### What to produce
Check each line of the material below, and copy it if it holds the string "matplotlib".

### Source excerpt
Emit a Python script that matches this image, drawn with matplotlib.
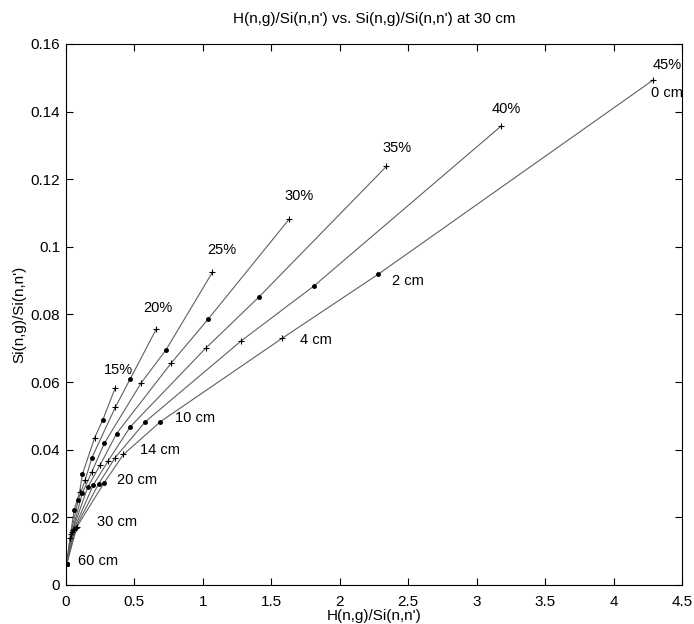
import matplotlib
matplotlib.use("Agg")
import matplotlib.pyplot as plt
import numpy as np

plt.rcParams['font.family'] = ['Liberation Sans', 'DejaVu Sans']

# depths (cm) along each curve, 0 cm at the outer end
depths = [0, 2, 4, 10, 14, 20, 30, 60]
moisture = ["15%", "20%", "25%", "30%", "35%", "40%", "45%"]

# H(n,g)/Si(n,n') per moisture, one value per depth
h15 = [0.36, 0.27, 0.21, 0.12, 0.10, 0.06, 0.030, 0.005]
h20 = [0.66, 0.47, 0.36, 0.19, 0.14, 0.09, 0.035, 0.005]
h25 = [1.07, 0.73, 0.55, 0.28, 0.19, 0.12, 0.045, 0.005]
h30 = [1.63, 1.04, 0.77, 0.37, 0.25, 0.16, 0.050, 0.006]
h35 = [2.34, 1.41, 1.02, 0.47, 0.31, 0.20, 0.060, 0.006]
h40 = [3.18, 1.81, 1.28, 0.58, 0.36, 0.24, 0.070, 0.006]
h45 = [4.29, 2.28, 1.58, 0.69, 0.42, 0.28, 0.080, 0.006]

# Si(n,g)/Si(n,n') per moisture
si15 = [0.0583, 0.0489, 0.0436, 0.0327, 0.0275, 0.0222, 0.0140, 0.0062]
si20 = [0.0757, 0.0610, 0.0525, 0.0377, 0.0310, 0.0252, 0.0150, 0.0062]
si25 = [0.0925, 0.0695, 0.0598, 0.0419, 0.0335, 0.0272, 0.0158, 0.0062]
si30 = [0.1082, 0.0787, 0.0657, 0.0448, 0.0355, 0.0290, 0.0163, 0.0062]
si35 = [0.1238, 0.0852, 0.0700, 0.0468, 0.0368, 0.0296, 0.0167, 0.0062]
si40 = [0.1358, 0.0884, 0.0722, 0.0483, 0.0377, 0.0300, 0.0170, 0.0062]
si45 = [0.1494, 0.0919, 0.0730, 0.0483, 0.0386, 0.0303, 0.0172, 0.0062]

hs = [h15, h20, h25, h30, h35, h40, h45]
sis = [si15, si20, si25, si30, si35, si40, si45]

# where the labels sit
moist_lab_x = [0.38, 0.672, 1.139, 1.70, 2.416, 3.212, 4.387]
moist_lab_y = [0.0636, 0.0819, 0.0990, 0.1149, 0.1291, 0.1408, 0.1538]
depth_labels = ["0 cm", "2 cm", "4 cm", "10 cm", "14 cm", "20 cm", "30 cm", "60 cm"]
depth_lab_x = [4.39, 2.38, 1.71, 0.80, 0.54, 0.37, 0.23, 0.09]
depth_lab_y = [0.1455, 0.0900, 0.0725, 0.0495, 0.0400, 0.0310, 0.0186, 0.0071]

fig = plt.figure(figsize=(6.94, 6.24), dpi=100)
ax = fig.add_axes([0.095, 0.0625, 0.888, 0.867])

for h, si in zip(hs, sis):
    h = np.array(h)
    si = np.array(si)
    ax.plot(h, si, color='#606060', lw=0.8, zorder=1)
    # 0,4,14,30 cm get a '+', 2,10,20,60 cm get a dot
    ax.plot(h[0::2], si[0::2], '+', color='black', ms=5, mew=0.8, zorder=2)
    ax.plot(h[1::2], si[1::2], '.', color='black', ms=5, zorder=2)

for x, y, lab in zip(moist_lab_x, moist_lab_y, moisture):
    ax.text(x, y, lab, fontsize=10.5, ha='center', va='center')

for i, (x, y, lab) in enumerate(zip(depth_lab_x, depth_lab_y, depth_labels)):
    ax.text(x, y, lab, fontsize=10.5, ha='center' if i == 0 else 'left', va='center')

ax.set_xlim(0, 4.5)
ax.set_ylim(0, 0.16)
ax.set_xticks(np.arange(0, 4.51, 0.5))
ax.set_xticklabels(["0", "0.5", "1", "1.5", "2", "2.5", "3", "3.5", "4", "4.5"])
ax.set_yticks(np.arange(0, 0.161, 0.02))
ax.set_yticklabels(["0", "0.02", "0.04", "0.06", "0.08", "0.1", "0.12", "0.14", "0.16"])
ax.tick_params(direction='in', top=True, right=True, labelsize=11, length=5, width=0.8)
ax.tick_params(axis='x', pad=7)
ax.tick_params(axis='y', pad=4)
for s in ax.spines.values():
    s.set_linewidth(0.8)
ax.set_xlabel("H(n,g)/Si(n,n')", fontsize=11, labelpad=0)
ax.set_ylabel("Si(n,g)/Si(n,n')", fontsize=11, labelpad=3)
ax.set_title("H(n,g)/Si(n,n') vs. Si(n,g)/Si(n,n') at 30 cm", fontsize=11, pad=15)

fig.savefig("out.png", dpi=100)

### Answer to the problem
Emit a Python script that matches this image, drawn with matplotlib.
import matplotlib
matplotlib.use("Agg")
import matplotlib.pyplot as plt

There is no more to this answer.